* **PROVIDED DATA**:
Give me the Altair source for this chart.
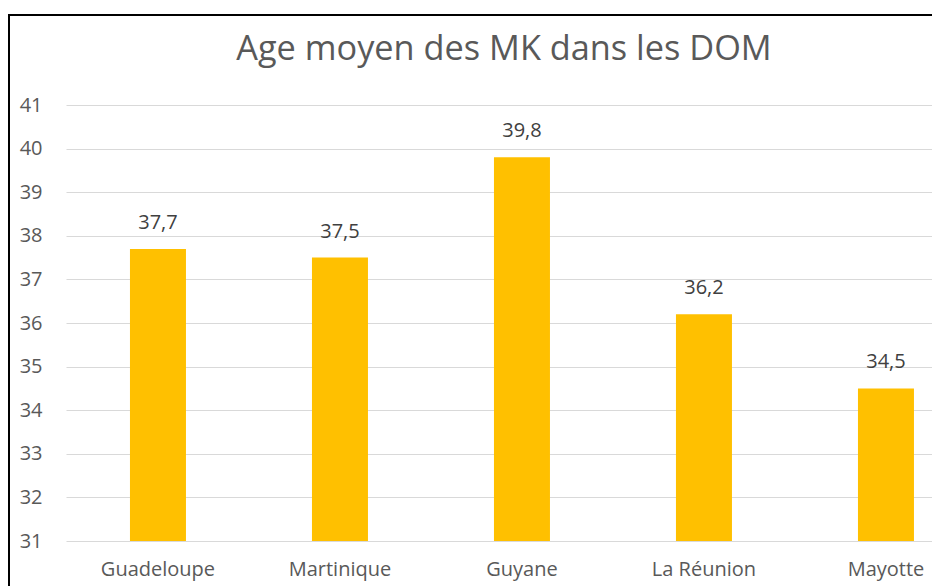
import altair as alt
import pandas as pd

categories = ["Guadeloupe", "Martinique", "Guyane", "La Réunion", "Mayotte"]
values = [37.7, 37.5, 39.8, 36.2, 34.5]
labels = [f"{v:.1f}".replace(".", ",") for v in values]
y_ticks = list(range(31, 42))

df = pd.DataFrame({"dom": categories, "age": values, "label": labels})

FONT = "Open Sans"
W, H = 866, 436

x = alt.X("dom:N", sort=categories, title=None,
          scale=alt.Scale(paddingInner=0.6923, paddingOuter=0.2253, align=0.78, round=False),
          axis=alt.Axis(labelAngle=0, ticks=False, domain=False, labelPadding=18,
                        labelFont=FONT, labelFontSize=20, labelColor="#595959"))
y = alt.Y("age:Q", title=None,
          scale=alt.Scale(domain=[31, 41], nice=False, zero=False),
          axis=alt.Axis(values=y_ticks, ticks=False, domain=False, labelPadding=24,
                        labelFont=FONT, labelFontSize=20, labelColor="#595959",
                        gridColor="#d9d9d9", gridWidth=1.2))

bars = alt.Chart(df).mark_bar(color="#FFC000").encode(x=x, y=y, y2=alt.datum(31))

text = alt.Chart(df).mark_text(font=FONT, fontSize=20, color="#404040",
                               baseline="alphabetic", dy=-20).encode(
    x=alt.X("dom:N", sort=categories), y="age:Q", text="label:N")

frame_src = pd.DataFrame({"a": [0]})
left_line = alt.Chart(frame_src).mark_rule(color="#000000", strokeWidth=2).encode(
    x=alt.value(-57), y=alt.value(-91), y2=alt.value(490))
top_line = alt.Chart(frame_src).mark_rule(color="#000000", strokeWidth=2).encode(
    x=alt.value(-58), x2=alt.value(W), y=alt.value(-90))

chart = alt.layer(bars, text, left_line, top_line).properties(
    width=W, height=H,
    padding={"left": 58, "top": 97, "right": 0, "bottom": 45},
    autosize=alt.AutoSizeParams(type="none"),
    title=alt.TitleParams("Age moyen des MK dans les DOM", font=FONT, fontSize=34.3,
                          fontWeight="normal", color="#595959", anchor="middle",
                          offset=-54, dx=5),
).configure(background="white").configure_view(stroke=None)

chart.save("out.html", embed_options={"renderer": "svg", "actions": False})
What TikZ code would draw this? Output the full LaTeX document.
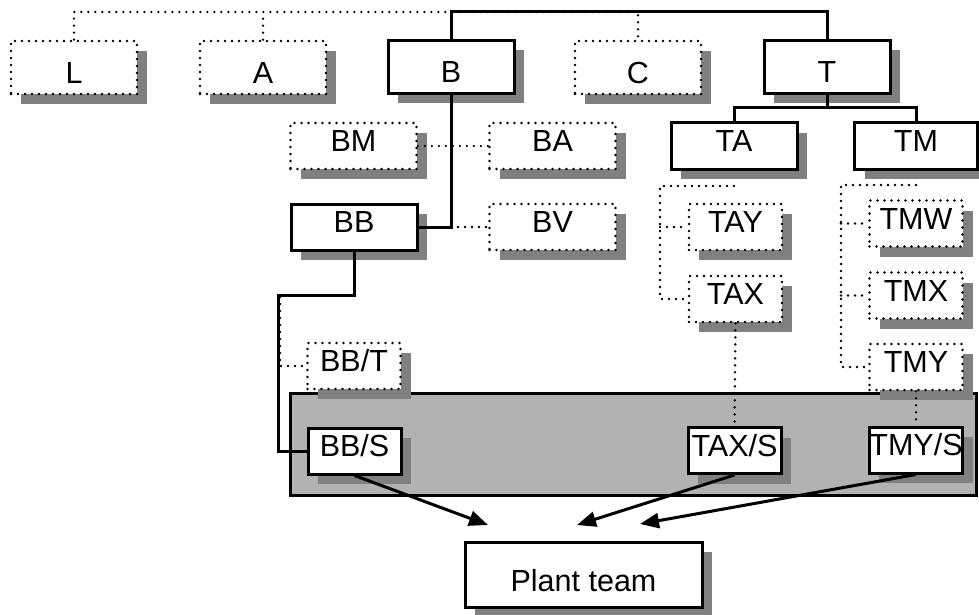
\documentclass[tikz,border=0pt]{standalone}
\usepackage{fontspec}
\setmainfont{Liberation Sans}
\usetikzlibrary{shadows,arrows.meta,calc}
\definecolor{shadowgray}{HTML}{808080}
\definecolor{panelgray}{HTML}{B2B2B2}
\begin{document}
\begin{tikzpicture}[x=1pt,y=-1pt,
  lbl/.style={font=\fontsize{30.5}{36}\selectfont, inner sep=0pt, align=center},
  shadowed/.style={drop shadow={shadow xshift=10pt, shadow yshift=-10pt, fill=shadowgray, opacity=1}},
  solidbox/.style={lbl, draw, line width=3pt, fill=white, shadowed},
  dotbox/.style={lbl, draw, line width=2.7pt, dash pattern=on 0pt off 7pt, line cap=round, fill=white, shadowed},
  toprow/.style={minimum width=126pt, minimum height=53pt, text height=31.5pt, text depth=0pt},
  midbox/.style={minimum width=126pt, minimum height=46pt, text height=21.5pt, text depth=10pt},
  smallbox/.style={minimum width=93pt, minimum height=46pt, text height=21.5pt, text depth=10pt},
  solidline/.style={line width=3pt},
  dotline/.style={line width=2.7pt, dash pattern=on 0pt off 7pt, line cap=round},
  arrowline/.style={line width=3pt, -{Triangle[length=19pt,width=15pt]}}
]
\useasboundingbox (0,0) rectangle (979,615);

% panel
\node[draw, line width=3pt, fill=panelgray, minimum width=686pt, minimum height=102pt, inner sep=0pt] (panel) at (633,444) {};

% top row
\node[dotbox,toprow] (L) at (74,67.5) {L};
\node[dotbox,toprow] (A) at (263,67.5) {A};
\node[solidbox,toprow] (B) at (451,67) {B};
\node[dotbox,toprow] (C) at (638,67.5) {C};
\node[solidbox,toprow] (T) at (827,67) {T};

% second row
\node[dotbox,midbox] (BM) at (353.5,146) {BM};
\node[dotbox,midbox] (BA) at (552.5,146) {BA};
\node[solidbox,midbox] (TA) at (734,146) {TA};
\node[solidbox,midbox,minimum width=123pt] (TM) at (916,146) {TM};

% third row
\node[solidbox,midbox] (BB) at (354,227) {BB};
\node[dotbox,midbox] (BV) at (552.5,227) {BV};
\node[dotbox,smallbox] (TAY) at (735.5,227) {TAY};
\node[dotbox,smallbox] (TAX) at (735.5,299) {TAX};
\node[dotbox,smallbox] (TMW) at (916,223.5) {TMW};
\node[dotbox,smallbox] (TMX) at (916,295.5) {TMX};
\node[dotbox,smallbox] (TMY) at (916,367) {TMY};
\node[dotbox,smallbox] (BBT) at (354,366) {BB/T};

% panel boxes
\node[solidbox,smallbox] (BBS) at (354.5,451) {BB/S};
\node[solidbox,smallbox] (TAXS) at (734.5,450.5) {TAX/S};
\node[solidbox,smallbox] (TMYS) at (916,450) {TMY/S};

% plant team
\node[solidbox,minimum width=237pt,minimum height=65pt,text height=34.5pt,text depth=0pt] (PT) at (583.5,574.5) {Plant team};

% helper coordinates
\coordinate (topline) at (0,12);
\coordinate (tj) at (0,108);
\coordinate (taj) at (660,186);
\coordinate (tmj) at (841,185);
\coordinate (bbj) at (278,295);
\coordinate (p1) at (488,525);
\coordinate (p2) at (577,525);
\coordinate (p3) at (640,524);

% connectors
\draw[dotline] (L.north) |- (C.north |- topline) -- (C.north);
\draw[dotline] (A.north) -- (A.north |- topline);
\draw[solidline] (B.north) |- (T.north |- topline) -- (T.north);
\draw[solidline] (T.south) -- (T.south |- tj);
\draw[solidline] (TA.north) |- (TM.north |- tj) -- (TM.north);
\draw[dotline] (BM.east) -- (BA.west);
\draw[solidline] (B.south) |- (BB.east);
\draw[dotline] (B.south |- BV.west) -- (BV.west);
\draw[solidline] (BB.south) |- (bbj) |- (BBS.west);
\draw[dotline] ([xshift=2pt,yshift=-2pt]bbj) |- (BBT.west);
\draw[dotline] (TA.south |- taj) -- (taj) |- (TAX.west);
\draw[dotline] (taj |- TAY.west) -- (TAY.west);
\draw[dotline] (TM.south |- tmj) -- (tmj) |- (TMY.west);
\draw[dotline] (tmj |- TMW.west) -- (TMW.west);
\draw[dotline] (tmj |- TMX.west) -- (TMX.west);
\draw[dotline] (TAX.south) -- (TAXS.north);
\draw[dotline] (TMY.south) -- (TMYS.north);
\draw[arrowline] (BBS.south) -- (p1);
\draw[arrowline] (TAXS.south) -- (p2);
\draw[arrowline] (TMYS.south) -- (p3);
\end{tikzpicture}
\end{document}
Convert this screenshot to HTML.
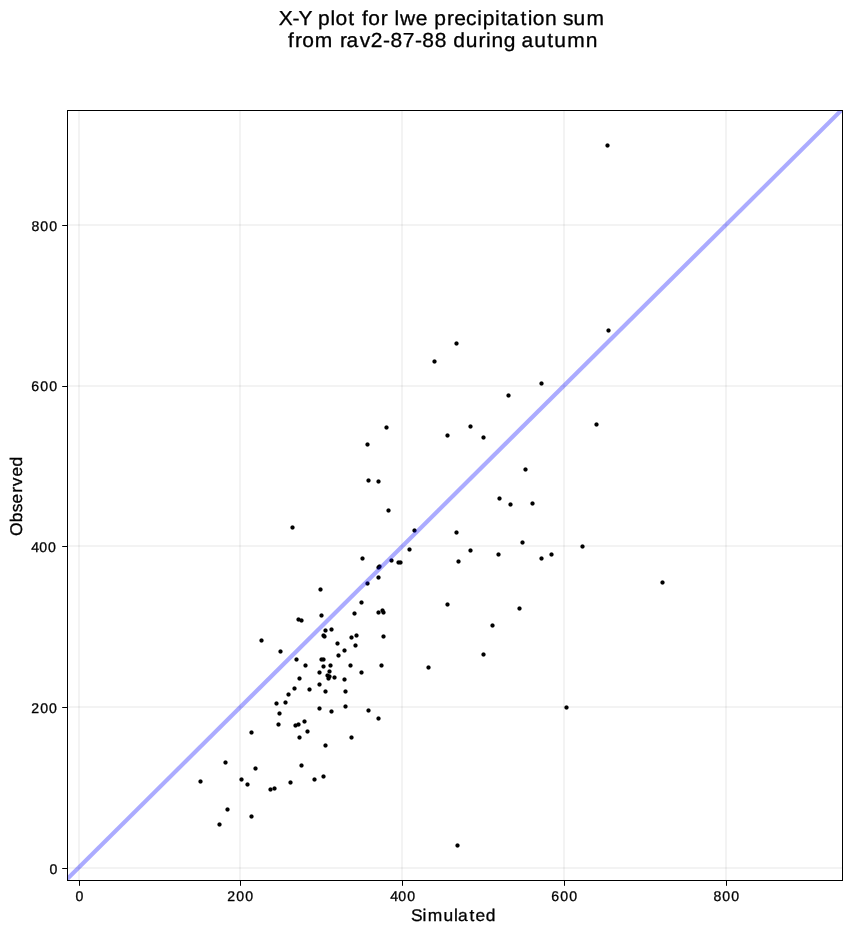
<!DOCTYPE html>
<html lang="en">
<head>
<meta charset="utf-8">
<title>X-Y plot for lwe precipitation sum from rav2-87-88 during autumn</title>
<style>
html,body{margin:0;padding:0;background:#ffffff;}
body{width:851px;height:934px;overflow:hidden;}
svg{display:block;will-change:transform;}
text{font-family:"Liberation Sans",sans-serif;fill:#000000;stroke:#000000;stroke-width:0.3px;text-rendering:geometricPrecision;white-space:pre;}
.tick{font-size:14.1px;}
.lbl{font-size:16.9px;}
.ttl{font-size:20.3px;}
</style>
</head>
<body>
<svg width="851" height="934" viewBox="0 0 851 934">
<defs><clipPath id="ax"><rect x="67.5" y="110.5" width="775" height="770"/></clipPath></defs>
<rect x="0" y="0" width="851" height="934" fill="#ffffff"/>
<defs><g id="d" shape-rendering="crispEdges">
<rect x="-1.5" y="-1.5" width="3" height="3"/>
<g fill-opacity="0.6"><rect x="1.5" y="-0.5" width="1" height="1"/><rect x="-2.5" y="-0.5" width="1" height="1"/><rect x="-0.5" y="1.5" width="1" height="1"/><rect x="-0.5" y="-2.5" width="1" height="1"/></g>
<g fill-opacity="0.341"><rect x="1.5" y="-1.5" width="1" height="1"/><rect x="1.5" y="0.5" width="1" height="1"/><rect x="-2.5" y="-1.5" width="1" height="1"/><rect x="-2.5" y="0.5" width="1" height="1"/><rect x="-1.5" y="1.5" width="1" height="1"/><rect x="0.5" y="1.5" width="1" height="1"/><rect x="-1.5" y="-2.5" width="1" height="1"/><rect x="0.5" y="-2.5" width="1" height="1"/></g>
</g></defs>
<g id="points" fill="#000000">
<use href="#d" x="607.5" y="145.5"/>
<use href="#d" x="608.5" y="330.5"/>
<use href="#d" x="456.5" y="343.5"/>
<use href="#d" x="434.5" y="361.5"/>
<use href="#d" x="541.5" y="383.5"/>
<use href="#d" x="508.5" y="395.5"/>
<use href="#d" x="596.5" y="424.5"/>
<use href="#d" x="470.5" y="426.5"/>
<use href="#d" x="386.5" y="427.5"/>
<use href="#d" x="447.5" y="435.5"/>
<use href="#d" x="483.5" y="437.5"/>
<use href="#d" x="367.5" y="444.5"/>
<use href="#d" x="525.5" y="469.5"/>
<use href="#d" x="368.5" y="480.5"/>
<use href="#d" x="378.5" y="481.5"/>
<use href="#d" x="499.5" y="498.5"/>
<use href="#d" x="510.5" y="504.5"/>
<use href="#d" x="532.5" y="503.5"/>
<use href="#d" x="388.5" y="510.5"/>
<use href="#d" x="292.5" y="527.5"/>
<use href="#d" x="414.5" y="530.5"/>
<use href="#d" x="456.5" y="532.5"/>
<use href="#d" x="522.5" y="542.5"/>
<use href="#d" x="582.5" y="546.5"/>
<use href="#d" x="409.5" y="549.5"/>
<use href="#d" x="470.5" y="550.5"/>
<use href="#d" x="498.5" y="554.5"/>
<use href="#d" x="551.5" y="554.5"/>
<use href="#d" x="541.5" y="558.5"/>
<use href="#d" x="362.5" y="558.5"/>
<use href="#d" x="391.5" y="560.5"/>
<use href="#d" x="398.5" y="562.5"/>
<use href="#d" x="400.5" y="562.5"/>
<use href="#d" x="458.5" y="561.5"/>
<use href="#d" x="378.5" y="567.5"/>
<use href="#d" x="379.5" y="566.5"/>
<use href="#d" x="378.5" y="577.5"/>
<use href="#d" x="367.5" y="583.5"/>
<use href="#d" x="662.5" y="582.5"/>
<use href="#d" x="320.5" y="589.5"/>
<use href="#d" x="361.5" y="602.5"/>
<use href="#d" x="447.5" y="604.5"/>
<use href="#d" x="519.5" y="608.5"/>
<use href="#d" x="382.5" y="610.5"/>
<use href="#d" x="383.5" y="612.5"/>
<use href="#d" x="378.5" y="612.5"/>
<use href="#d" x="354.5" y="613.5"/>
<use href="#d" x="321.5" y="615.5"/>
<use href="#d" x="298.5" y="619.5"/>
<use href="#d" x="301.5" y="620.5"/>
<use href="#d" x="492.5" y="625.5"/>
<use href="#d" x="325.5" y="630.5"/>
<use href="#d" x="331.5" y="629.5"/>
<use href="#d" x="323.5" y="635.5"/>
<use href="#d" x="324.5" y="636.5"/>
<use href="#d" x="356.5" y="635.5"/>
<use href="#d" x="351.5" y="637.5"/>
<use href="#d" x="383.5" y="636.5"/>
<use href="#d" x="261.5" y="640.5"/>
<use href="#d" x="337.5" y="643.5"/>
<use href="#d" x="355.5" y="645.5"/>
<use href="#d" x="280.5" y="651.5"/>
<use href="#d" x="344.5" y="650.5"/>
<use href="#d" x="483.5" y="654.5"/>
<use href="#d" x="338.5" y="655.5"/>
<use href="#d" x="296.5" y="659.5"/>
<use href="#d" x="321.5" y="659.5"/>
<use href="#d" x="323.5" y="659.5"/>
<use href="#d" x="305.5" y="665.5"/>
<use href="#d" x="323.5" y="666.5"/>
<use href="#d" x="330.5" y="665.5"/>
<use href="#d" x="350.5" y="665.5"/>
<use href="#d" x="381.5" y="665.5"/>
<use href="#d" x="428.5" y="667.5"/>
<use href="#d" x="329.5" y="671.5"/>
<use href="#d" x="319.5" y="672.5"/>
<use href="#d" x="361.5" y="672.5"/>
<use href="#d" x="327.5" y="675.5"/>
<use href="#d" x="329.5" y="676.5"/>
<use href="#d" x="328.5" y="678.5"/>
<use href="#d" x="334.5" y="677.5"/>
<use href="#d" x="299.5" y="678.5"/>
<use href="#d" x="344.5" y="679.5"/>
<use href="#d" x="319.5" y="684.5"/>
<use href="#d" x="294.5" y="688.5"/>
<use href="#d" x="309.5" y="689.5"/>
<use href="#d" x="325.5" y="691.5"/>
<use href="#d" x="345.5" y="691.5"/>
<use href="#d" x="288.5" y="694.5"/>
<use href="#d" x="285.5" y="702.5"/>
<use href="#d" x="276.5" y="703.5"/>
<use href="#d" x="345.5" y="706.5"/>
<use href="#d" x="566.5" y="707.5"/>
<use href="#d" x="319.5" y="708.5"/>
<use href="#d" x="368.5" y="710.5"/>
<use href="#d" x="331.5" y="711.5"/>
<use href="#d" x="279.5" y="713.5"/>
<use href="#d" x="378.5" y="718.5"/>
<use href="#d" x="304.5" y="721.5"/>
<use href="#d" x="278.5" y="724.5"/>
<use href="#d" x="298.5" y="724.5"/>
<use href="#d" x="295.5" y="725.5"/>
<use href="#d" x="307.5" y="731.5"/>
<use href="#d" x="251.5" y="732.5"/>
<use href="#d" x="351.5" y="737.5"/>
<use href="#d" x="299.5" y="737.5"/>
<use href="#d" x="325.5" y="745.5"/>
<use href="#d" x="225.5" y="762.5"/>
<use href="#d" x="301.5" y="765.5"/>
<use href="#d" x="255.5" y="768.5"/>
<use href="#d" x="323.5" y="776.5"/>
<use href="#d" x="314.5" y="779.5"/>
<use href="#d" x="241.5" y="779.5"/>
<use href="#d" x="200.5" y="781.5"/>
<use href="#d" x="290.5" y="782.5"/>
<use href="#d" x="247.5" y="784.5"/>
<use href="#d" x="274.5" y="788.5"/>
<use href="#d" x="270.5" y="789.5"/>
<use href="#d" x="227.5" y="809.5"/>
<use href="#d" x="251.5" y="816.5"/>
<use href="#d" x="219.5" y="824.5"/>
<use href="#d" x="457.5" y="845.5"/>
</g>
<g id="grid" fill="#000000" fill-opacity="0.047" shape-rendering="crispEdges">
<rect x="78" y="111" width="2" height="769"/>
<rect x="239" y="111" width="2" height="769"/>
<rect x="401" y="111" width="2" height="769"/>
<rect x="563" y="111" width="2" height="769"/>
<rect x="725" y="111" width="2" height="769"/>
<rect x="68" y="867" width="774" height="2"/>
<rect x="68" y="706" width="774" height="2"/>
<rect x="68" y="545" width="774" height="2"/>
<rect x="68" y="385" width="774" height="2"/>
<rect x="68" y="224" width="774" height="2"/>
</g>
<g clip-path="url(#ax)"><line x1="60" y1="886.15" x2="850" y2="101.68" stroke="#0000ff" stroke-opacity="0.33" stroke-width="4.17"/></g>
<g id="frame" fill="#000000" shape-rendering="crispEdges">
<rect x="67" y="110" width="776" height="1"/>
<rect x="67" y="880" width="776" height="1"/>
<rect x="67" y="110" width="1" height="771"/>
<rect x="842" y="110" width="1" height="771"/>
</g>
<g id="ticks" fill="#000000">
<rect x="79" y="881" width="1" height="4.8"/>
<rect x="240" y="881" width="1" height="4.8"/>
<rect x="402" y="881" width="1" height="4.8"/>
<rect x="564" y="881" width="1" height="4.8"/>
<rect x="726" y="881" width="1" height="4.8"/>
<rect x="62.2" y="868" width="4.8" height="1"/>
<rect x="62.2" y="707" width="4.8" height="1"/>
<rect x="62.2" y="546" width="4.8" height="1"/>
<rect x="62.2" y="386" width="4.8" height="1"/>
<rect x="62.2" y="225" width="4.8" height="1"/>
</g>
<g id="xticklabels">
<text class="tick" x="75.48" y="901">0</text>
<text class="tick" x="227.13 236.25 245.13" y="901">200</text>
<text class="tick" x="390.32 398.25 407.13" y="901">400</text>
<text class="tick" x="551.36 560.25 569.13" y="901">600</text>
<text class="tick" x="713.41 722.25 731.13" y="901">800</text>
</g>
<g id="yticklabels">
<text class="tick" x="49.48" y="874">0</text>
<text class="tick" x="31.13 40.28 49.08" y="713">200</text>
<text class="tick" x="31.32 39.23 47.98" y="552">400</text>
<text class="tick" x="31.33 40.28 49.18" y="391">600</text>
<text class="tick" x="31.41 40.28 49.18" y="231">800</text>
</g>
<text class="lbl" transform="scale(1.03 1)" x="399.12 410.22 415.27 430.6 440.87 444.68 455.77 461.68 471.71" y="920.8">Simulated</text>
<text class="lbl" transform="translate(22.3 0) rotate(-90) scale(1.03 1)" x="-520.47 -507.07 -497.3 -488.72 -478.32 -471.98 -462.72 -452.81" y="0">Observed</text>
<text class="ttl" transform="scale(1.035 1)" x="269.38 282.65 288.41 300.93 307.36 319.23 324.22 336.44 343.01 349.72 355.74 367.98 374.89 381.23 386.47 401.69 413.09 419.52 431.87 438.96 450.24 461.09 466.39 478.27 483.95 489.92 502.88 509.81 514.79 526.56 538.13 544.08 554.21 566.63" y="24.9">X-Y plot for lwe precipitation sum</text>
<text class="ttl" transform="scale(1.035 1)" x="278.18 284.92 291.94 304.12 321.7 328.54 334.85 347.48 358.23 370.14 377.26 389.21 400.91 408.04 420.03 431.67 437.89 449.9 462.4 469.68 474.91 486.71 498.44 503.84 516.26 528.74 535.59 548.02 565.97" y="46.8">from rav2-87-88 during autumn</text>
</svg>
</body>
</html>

* **AIM**:
Copy, word for word, the entries above from the first line to the line that holds "x=alt.value(-58), x2=alt.value(W), y=alt.value(-90))". Drop the pictures.

* **EXERCISE SOLUTION**:
Give me the Altair source for this chart.
import altair as alt
import pandas as pd

categories = ["Guadeloupe", "Martinique", "Guyane", "La Réunion", "Mayotte"]
values = [37.7, 37.5, 39.8, 36.2, 34.5]
labels = [f"{v:.1f}".replace(".", ",") for v in values]
y_ticks = list(range(31, 42))

df = pd.DataFrame({"dom": categories, "age": values, "label": labels})

FONT = "Open Sans"
W, H = 866, 436

x = alt.X("dom:N", sort=categories, title=None,
          scale=alt.Scale(paddingInner=0.6923, paddingOuter=0.2253, align=0.78, round=False),
          axis=alt.Axis(labelAngle=0, ticks=False, domain=False, labelPadding=18,
                        labelFont=FONT, labelFontSize=20, labelColor="#595959"))
y = alt.Y("age:Q", title=None,
          scale=alt.Scale(domain=[31, 41], nice=False, zero=False),
          axis=alt.Axis(values=y_ticks, ticks=False, domain=False, labelPadding=24,
                        labelFont=FONT, labelFontSize=20, labelColor="#595959",
                        gridColor="#d9d9d9", gridWidth=1.2))

bars = alt.Chart(df).mark_bar(color="#FFC000").encode(x=x, y=y, y2=alt.datum(31))

text = alt.Chart(df).mark_text(font=FONT, fontSize=20, color="#404040",
                               baseline="alphabetic", dy=-20).encode(
    x=alt.X("dom:N", sort=categories), y="age:Q", text="label:N")

frame_src = pd.DataFrame({"a": [0]})
left_line = alt.Chart(frame_src).mark_rule(color="#000000", strokeWidth=2).encode(
    x=alt.value(-57), y=alt.value(-91), y2=alt.value(490))
top_line = alt.Chart(frame_src).mark_rule(color="#000000", strokeWidth=2).encode(
    x=alt.value(-58), x2=alt.value(W), y=alt.value(-90))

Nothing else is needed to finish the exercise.